Problem description:
Return all lines where the word "that" can be found.

Entries shown:
□ □ □
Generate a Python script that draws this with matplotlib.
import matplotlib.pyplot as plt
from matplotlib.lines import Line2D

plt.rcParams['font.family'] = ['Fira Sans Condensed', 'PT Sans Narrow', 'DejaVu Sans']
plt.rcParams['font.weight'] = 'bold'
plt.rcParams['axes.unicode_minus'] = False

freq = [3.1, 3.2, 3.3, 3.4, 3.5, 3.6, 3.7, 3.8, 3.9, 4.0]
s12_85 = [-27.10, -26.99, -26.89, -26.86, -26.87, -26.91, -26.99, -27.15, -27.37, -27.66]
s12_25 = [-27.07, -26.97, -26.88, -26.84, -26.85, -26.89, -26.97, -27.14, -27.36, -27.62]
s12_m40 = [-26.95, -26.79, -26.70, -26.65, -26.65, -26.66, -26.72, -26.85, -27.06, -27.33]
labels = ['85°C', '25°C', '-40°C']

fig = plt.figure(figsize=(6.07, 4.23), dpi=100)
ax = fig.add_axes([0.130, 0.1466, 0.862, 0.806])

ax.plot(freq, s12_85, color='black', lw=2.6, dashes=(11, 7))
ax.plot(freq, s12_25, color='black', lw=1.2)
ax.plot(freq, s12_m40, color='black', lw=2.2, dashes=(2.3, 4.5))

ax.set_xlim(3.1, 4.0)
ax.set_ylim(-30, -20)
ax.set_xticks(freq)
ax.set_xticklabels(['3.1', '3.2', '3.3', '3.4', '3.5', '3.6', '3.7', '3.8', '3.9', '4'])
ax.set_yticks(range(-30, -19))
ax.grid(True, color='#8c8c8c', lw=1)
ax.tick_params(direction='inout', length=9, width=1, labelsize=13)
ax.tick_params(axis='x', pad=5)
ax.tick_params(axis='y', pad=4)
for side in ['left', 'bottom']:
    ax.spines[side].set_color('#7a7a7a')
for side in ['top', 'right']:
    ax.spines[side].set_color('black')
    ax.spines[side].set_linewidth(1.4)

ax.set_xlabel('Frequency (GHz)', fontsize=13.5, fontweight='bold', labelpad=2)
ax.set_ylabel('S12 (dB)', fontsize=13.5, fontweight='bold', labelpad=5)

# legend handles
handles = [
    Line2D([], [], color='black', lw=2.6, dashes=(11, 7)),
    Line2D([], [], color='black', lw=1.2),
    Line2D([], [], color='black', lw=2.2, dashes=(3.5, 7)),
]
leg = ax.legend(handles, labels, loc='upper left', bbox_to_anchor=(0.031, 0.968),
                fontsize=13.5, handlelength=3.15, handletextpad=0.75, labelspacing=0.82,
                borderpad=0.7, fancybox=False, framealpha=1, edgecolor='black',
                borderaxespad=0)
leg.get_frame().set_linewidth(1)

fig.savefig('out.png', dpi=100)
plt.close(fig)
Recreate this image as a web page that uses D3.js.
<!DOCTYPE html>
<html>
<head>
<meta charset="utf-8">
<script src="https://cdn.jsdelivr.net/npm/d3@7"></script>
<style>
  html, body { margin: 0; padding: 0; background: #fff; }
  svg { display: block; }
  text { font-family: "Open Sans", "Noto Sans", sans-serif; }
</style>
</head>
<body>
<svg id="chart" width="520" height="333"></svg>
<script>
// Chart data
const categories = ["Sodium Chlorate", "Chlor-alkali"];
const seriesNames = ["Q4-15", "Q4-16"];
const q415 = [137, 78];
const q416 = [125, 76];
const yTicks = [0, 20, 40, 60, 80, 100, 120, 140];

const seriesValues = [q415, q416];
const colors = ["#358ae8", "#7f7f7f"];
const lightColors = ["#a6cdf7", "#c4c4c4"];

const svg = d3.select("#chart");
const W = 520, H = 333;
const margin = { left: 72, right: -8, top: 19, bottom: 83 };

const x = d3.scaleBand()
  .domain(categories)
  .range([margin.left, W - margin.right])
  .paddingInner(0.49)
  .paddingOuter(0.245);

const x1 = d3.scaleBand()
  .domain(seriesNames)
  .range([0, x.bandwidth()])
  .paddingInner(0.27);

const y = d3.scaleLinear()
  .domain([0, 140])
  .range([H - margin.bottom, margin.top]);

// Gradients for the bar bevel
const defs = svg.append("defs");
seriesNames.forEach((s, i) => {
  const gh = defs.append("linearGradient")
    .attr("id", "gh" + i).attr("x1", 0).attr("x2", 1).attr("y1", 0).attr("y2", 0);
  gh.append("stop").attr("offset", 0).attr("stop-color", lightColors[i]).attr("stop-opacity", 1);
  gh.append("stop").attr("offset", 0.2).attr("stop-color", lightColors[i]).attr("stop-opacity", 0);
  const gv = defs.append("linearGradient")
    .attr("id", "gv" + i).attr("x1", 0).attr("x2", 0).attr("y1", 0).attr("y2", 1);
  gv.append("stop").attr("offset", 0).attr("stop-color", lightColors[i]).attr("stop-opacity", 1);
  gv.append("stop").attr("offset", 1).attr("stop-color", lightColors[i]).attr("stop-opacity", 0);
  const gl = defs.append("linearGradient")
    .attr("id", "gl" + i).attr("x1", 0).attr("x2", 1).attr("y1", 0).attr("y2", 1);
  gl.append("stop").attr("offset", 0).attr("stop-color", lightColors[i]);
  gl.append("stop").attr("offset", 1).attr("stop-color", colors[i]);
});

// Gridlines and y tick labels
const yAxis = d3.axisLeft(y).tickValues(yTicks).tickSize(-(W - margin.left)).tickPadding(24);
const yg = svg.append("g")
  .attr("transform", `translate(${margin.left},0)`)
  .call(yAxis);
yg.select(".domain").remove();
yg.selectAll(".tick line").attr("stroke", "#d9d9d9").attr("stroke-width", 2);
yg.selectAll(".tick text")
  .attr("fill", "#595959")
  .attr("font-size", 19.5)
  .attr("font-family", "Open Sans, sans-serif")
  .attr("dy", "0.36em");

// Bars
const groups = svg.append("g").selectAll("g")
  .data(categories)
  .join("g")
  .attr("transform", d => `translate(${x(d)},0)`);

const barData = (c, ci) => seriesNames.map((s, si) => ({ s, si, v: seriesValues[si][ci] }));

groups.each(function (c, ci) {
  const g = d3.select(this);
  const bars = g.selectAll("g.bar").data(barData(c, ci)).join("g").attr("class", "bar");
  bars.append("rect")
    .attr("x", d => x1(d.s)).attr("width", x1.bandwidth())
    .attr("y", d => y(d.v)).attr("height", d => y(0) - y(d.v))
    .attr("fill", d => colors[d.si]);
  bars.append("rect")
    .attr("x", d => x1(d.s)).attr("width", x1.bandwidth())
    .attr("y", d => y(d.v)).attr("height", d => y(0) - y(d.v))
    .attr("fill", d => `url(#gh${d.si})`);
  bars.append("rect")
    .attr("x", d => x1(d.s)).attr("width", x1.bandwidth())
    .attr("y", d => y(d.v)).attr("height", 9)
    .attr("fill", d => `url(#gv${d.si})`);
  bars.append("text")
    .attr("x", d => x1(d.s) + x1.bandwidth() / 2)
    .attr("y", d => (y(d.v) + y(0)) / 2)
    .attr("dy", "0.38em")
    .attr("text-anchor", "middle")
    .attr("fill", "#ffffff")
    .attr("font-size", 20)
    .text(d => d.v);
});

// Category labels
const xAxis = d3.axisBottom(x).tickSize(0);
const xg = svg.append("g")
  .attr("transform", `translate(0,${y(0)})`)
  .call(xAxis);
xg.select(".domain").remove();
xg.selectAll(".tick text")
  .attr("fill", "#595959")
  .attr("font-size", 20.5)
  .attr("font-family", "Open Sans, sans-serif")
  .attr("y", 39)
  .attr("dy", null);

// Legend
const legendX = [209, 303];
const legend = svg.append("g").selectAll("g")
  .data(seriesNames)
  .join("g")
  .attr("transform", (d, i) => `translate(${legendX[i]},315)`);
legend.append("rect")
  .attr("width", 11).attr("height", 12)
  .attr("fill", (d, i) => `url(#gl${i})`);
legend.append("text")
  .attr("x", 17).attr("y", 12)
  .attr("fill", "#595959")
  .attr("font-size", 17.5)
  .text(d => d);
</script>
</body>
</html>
□ □ □
Completed exercise:
Generate a Python script that draws this with matplotlib.
Recreate this image as a web page that uses D3.js.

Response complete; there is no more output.